En une autre époque que la notre, plus courageuse sans doute et plus empressée à se connaitre elle-même, ce livre aurait certainement été au centre des débats et de toutes les discussions.
Si l’on cherchait quelque parenté à cet ouvrage, on pourrait évoquer le 1984 d’Orwell pour le fond, ou tout aussi bien y distinguer l'ajout d'un cercle supplémentaire à l'Enfer de Dante; sauf que, et le détail est d’importance, ce n’est pas d’une fiction dont il s’agit mais d’une description sans concession de notre monde, de celui où nous avons à vivre. Beaucoup estimeront donc ce "détail" comme décidément très abusif; exigeant d'un littérateur qu'il se tienne à sa place et évite de venir compliquer une vie quotidienne déjà fort pénible à affronter.
"De même qu'autrefois le monde nous était donné partout dans son immensité - de même aujourd'hui n'en rencontre-t-on partout que les portes closes, les interphones, les contrôles à l'embarquement, les sas de détection avant d'entrer, les codes d'accès et nous est-il refusé partout dans ses restrictions, ses zones de rétention, ses confinements d'air climatisé; ses pays délabrés que filment des drones, ses scènes d'égorgement."
Aussi bouleversant que soit ce tableau, il n’est pourtant à aucun moment outrancier : relevé méticuleux dont chacun, quand il veut bien s’extraire quelque peu de ce cloaque, ne peut que constater la triste vérité.

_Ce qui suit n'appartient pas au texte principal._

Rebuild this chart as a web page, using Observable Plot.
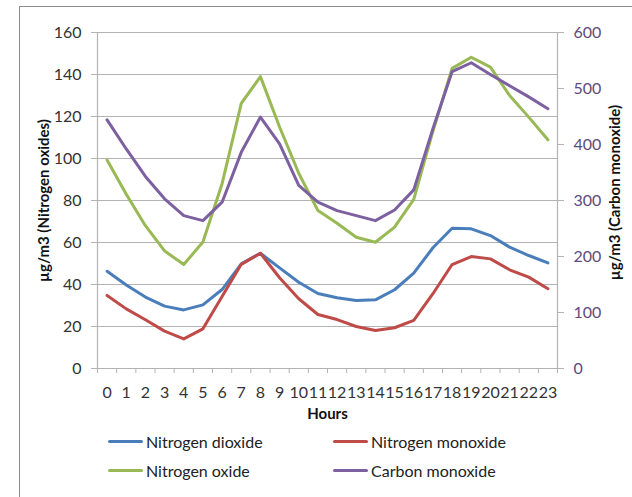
<!DOCTYPE html>
<html>
<head>
<meta charset="utf-8">
<script src="https://cdn.jsdelivr.net/npm/d3@7"></script>
<script src="https://cdn.jsdelivr.net/npm/@observablehq/plot@0.6"></script>
<style>
  html, body { margin: 0; padding: 0; background: #fff; }
  body { width: 632px; height: 497px; overflow: hidden; position: relative; font-family: Lato, "Open Sans", sans-serif; }
  #frame { position: absolute; left: 19px; top: 6px; width: 700px; height: 600px;
           border-left: 1.5px solid #8c8c8c; border-top: 1.5px solid #8c8c8c; }
  #chart { position: absolute; left: 0; top: 0; }
  #legend { position: absolute; left: 108px; top: 432px; width: 480px; font-size: 16px; color: #222; }
  .item { position: absolute; display: flex; align-items: center; white-space: nowrap; }
  .sw { width: 35px; height: 3.5px; border-radius: 2px; margin-right: 3px; }
</style>
</head>
<body>
<div id="frame"></div>
<div id="chart"></div>
<div id="legend"></div>
<script>
// Hours of the day
const hours = d3.range(0, 24);

// Hourly mean concentrations, µg/m3
const nitrogenDioxide = [46.3, 39.8, 34.0, 29.7, 27.9, 30.3, 37.6, 49.8, 54.9, 47.9, 41.1, 35.7,
                         33.7, 32.4, 32.7, 37.5, 45.4, 57.5, 66.8, 66.5, 63.3, 57.8, 53.8, 50.3];
const nitrogenMonoxide = [34.8, 28.4, 23.2, 17.8, 14.1, 18.9, 34.3, 49.6, 54.9, 43.2, 33.2, 25.7,
                          23.3, 20.0, 18.1, 19.4, 22.9, 35.6, 49.5, 53.3, 52.2, 47.0, 43.5, 38.0];
const nitrogenOxide = [99.3, 83.0, 68.0, 56.0, 49.5, 60.2, 88.0, 126.2, 139.0, 115.0, 93.0, 75.2,
                       69.2, 62.5, 60.1, 67.3, 80.5, 113.0, 142.9, 148.2, 143.5, 130.0, 119.7, 108.9];
const carbonMonoxide = [444, 392, 343, 303, 273, 264, 297, 386, 449, 401, 327, 297,
                        282, 273, 264, 283, 319, 428, 530, 546, 525, 505, 485, 464];

const seriesNames = ["Nitrogen dioxide", "Nitrogen monoxide", "Nitrogen oxide", "Carbon monoxide"];
const seriesColors = ["#4a7ebb", "#be4b48", "#98b954", "#7d60a0"];

// Left axis spans 0–160, right axis 0–600 (carbon monoxide)
const leftMax = 160, rightMax = 600;
const k = rightMax / leftMax;

const rows = [];
[nitrogenDioxide, nitrogenMonoxide, nitrogenOxide].forEach((arr, s) =>
  arr.forEach((v, i) => rows.push({series: seriesNames[s], hour: hours[i], y: v})));
carbonMonoxide.forEach((v, i) => rows.push({series: seriesNames[3], hour: hours[i], y: v / k}));

const gridColor = "#b3b3b3";
const purple = "#604a7b";

const chart = Plot.plot({
  width: 632,
  height: 430,
  marginLeft: 97,
  marginRight: 75,
  marginTop: 32,
  marginBottom: 62,
  style: {fontFamily: "Lato, 'Open Sans', sans-serif", fontSize: "16px", color: "#333", background: "transparent"},
  x: {domain: [-0.5, 23.5], axis: null},
  y: {domain: [0, leftMax], axis: null},
  color: {domain: seriesNames, range: seriesColors},
  marks: [
    Plot.gridY(d3.range(0, leftMax + 1, 20), {stroke: gridColor, strokeOpacity: 1, strokeWidth: 1.2}),
    // left axis
    Plot.axisY(d3.range(0, leftMax + 1, 20), {anchor: "left", tickSize: 6, tickPadding: 10, stroke: gridColor, fill: "#333", label: null}),
    Plot.ruleX([-0.5], {stroke: gridColor, strokeWidth: 1.2}),
    // right axis, in carbon monoxide units
    Plot.axisY(d3.range(0, rightMax + 1, 100).map(d => d / k), {
      anchor: "right", tickSize: 6, tickPadding: 10, stroke: gridColor, fill: purple,
      tickFormat: d => Math.round(d * k), label: null
    }),
    Plot.ruleX([23.5], {stroke: gridColor, strokeWidth: 1.2}),
    // category boundaries and hour labels
    Plot.axisX(d3.range(-0.5, 24, 1), {anchor: "bottom", tickSize: 5, stroke: gridColor, tickFormat: () => "", label: null}),
    Plot.axisX(hours, {anchor: "bottom", tickSize: 0, tickPadding: 18, fill: "#333", tickFormat: d => String(d), label: null}),
    Plot.line(rows, {x: "hour", y: "y", z: "series", stroke: "series", strokeWidth: 3, curve: "linear"}),
    // axis titles
    Plot.text(["Hours"], {frameAnchor: "bottom", dy: 50, fontWeight: "bold", fontSize: 15, fill: "#111"}),
    Plot.text(["µg/m3 (Nitrogen oxides)"], {frameAnchor: "left", textAnchor: "middle", dx: -53, rotate: -90, fontWeight: "bold", fontSize: 15, fill: "#111"}),
    Plot.text(["µg/m3 (Carbon monoxide)"], {frameAnchor: "right", textAnchor: "middle", dx: 58, dy: -8, rotate: -90, fontWeight: "bold", fontSize: 15, fill: "#111"})
  ]
});
document.getElementById("chart").appendChild(chart);

// legend, two columns
const legend = document.getElementById("legend");
seriesNames.forEach((name, i) => {
  const item = document.createElement("div");
  item.className = "item";
  item.style.left = (i % 2 === 0 ? 0 : 225) + "px";
  item.style.top = (i < 2 ? 0 : 29) + "px";
  const sw = document.createElement("div");
  sw.className = "sw";
  sw.style.background = seriesColors[i];
  const label = document.createElement("span");
  label.textContent = name;
  item.appendChild(sw);
  item.appendChild(label);
  legend.appendChild(item);
});
</script>
</body>
</html>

Car comme le formule fort bien notre auteur, «il ne pouvait donc y avoir de meilleure époque pour la conscience que celle-ci où elle devient si vite un inconvénient.».
Si bien que face à ces inconvénients beaucoup choisiront le confort de l’ignorance ou encore le déni obstiné, furieux que l’on ait pu ainsi venir les débusquer au milieu de cette misère partagée.
Très peu distinguent en effet ce qu’il est possible de tirer d’une négativité pleinement reconnue, sa promesse d’autre chose justement; de l’indication qu’elle offre d’un autre chemin et d’une autre manière de vivre.
On remarquera, et ce n’est pas accessoire, que notre auteur anonyme s’exprime dans un français remarquable dont émerge à tout moment la poésie de l'instant; une langue fluide dont le ton accompagne si bien le propos que l'on se sent facilement entrainé à en lire de longs passages à haute voix, avec le sentiment que nous pourrions ainsi obtenir un peu plus de clarté et de lumière, renverser ainsi le pesant discours de la fatalité que nous tiennent quotidiennement sur les médias les penseurs à gages du néant.
La valeur d’une époque se mesure aussi à l’usage qu’elle fait de ce qui lui est offert en matière de renversement, «durant quoi l’âme, par la nostalgie qu’elle ressent, tente de nous faire souvenir, de nous faire douter de ce monde-ci, s’efforce de nous rappeler des impressions toutes différentes et par là suggestives d’un monde différent, où nous serions davantage, plus pleinement ; s’efforce de nous faire voir celui-ci tel qu’il est en réalité dessous les images en surimpression.»
«& dans cet ordre de choses une autre hypothèse, d'abord surprenante, s'est proposée à l'étude : que dans l'état social où nous sommes, où les générations se suivent, passagères, fortuites, isolées : elles paraissent, elles souffrent, elles meurent : nul lien n'existe entre elles, où l'individu se voit entièrement livré au seul jugement de l'argent et à la froideur concurrentielle pour se maintenir à flot quand il n'y en a pas pour tout le monde, à la solitude et à la précarité de ce destin économique, et que par cela la peur, l'angoisse sans répit, lui sont devenues si bien l'état normal, le surmenage permanent imposé par la contrainte de s'adapter, d'humiliations si continuelles qu'il ne les conçoit même plus; que dans un monde social si complètement dénué de toute bonté ou compréhension, sans aucune protection ou refuge de communauté, d'ailleurs instable et incertain quant au futur, où rien ne figure que provisoire, et si dépourvu de charme, de tranquillités, de clartés morales, de beauté ordinaire et pour tout le monde, où l'individu ne peut ignorer que c'est indifférent qu'il soit là ou non dans l'entassement de la collectivité, etc.»
Œuvre indispensable à une conscience contemporaine - qu’éviteront donc probablement ceux qui préfèrent s’en passer, ignorants sans doute que "ce qui a été transformé en conscience n'appartient plus aux puissances ennemies".